Public want NHS staff to get early and significant pay rise

Pay award should be in place before the end of the year

A majority of the public (69%) think all NHS staff should get an early pay rise before the end of this year, according to a UNISON/Savanta ComRes poll published today (Wednesday).

The findings also highlight how two thirds (66%) of the public believe a wage increase for employees – including healthcare assistants, nurses, hospital porters, midwives, paramedics and cleaners – should be significant in light of the Covid-19 pandemic.

The results send a clear message to the government that there’s substantial public support for a new pay deal to be agreed now for health service workers, many of whom have risked their own safety to protect everyone else, says UNISON.

At the start of the month, UNISON and 13 other health unions – representing more than 1.3 million NHS employees across the UK – urged the Chancellor and Prime Minister to provide the funding for an early pay rise for all staff.

Health workers are currently in the final year of a three-year deal. They’re due a pay rise next April, but unions want the government to show its appreciation for NHS staff by bringing it forward to this year.

However, the government failed to commit to an early pay rise last week when wage increases for 900,000 workers elsewhere in the public sector were announced.

Chancellor Rishi Sunak also warned of restraint in future public sector pay awards in a letter to government departments.

The poll of more than 2,000 people found that almost three quarters (73%) backed an early pay rise for NHS staff between now and the end of March.

Most (69%) think it should be awarded before the end of the year, and nearly two in five (39%) believe the government should increase the pay of NHS staff immediately.

The study found that just one in ten (10%) think health workers should wait until next April for a rise. A minority (6%) believe any wage increase should be postponed until the government judges the time appropriate.

An overwhelming majority of the public (85%) believe pay should increase, including fewer than one in five (19%) who thought NHS staff should only get a small rise. This compared with nearly two in five (39%) who backed a medium increase, and more than a quarter (27%) a large one.

Commenting on the findings, UNISON head of health Sara Gorton said: “Last week was the perfect opportunity for the government to show it’s in tune with public opinion and commit to an early pay rise for NHS staff.

“It’s clear the public backs an early increase and to ignore them would be at the government’s own peril. Any attempt to deny staff a significant wage increase could rebound badly.

“A wage increase needs sorting right away so the NHS is fit to face the winter ahead and all that may bring. It would help boost the economy too, as health workers spend the extra money in their pockets locally.

“Health unions have made a clear and reasonable case – it’s down to the government to act and prove how much it values the NHS and its staff. Enough of hands together – people want to see hands in pockets, and now.”

Support for an early 2020 pay rise was highest among younger adults aged 18-34 (74%), ahead of those aged 35-54 (69%) or aged over 55 (65%).

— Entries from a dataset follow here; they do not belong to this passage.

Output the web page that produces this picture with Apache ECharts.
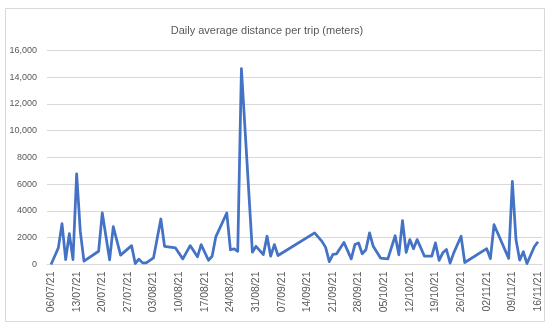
<!DOCTYPE html>
<html>
<head>
<meta charset="utf-8">
<script src="https://cdn.jsdelivr.net/npm/echarts@6/dist/echarts.min.js"></script>
<style>
html,body{margin:0;padding:0;background:#fff;}
#c{width:550px;height:325px;}
</style>
</head>
<body>
<div id="c"></div>
<script>
const chartTitle = 'Daily average distance per trip (meters)';
const dates = [
 '06/07/21','07/07/21','08/07/21','09/07/21','10/07/21','11/07/21','12/07/21','13/07/21','14/07/21','15/07/21',
 '19/07/21','20/07/21','22/07/21','23/07/21','25/07/21','28/07/21','29/07/21','30/07/21','31/07/21','01/08/21',
 '03/08/21','05/08/21','06/08/21','09/08/21','11/08/21','13/08/21','15/08/21','16/08/21','18/08/21','19/08/21',
 '20/08/21','23/08/21','24/08/21','25/08/21','26/08/21','27/08/21','30/08/21','31/08/21','02/09/21','03/09/21',
 '04/09/21','05/09/21','06/09/21','16/09/21','18/09/21','19/09/21','20/09/21','21/09/21','22/09/21','24/09/21',
 '26/09/21','27/09/21','28/09/21','29/09/21','30/09/21','01/10/21','02/10/21','04/10/21','06/10/21','08/10/21',
 '09/10/21','10/10/21','11/10/21','12/10/21','13/10/21','14/10/21','16/10/21','18/10/21','19/10/21','20/10/21',
 '21/10/21','22/10/21','23/10/21','24/10/21','26/10/21','27/10/21','02/11/21','03/11/21','04/11/21','08/11/21',
 '09/11/21','10/11/21','11/11/21','12/11/21','13/11/21','15/11/21','16/11/21'
];
const distances = [
 0,620,1240,3050,370,2300,370,6770,2450,250,
 990,3850,350,2830,700,1410,75,400,120,120,
 500,3400,1360,1240,420,1410,570,1490,320,620,
 2060,3850,1100,1170,990,14640,920,1360,740,2110,
 620,1490,670,2360,1730,1280,220,760,800,1650,
 420,1490,1610,800,1100,2360,1360,480,420,2150,
 720,3280,900,1860,1170,1860,620,620,1610,310,
 870,1120,100,870,2110,150,1180,440,2970,460,
 6200,1840,330,950,70,1330,1700
];
const xTickLabels = ['06/07/21','13/07/21','20/07/21','27/07/21','03/08/21','10/08/21','17/08/21','24/08/21','31/08/21',
 '07/09/21','14/09/21','21/09/21','28/09/21','05/10/21','12/10/21','19/10/21','26/10/21','02/11/21','09/11/21','16/11/21'];
const yTickLabels = ['0','2000','4000','6000','8000','10,000','12,000','14,000','16,000'];

function dayIndex(s){
  const p = s.split('/').map(Number);
  return Math.round((Date.UTC(2000+p[2], p[1]-1, p[0]) - Date.UTC(2021, 6, 6)) / 86400000);
}
const tickDays = xTickLabels.map(dayIndex);
const tickMap = {};
tickDays.forEach((d,i)=>{ tickMap[d] = xTickLabels[i]; });
const seriesData = dates.map((d,i)=>[dayIndex(d), distances[i]]);

const chart = echarts.init(document.getElementById('c'), null, {renderer:'canvas'});
chart.setOption({
  animation:false,
  backgroundColor:'#ffffff',
  title:{
    text: chartTitle,
    left: 262, top: 20, textAlign:'center',
    textStyle:{fontFamily:'Liberation Sans', fontSize:11, fontWeight:'normal', color:'#595959'}
  },
  graphic:[{
    type:'rect', shape:{x:5.5,y:8.5,width:539,height:313},
    style:{fill:'none', stroke:'#D9D9D9', lineWidth:1}, silent:true, z:-1
  }],
  grid:{left:47, right:8, top:50.3, bottom:60.5, containLabel:false},
  xAxis:{
    type:'value', min:-1.1, max:134.1,
    splitLine:{show:false},
    axisTick:{show:false},
    axisLine:{show:true, lineStyle:{color:'#D9D9D9', width:1}},
    axisLabel:{
      customValues: tickDays,
      rotate:90, margin:7,
      fontFamily:'Liberation Sans', fontSize:10.5, color:'#595959',
      formatter:function(v){ return tickMap[Math.round(v)] || ''; }
    }
  },
  yAxis:{
    type:'value', min:0, max:16000, interval:2000,
    axisLine:{show:false}, axisTick:{show:false},
    splitLine:{show:true, lineStyle:{color:'#D9D9D9', width:1}},
    axisLabel:{
      margin:10, fontFamily:'Liberation Sans', fontSize:9, color:'#595959',
      formatter:function(v){ return yTickLabels[Math.round(v/2000)]; }
    }
  },
  series:[{
    type:'line', data:seriesData, symbol:'none', smooth:false,
    lineStyle:{color:'#4472C4', width:2.75, join:'round'},
    itemStyle:{color:'#4472C4'}
  }]
});
</script>
</body>
</html>
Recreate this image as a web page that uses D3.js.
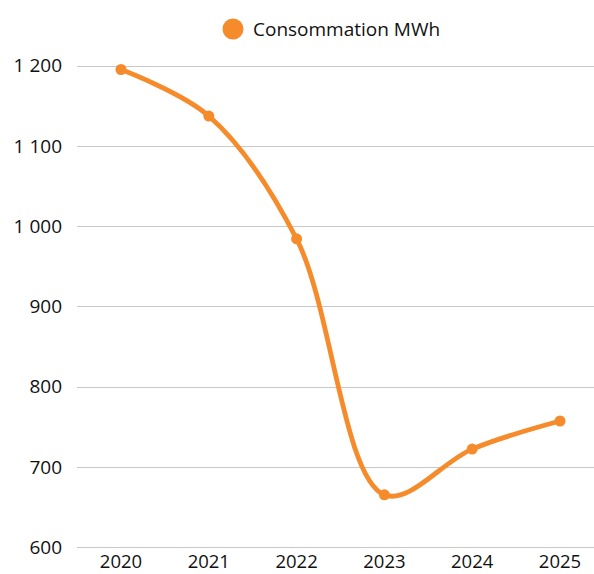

Women are bigger backers of a significant wage rise for NHS staff, with three in ten (30%) backing a large increase as opposed to just a quarter of men (24%).

Notes to editors:
– The poll was carried out by Savanta ComRes who surveyed 2,085 UK adults between 17 and 19 July 2020. Data were weighted to be demographically representative of all UK adults. Savanta ComRes is a member of the British Polling Council and abides by its rules. Full tables at
– A number of NHS workers are available to speak to the media including:

Karen Kearney, a bereavement officer at Liverpool Heart & Chest NHS Foundation Trust which took overspill Covid-19 cases from other hospitals. She said: “Visitors weren’t allowed so patients had to come into hospital alone. Often the last time people saw their loved ones was when they came in poorly. It was very difficult and emotional work.

“The government briefings were all about ‘we love the NHS’ and people were cheering for us. But now there’s a sense we’ve been forgotten about. An early pay rise is needed now.”

Darren Tudor-Green, a health care assistant at the Royal Devon & Exeter Hospital volunteered to look after Covid-19 patients. He said: “We’ve been willing to put our lives on hold and on the line to ensure people get the best possible care when they need it most. “The team in which I work is full of people who, even before the pandemic, put their jobs above everything else. They deserve to be recognised for that. I hope the government can see that we really are the key workers keeping the country running.”

– UNISON is the UK’s largest union, with more than 1.3 million members providing public services – in education, local government, the NHS, police service and energy. They are employed in the public, voluntary and private sectors.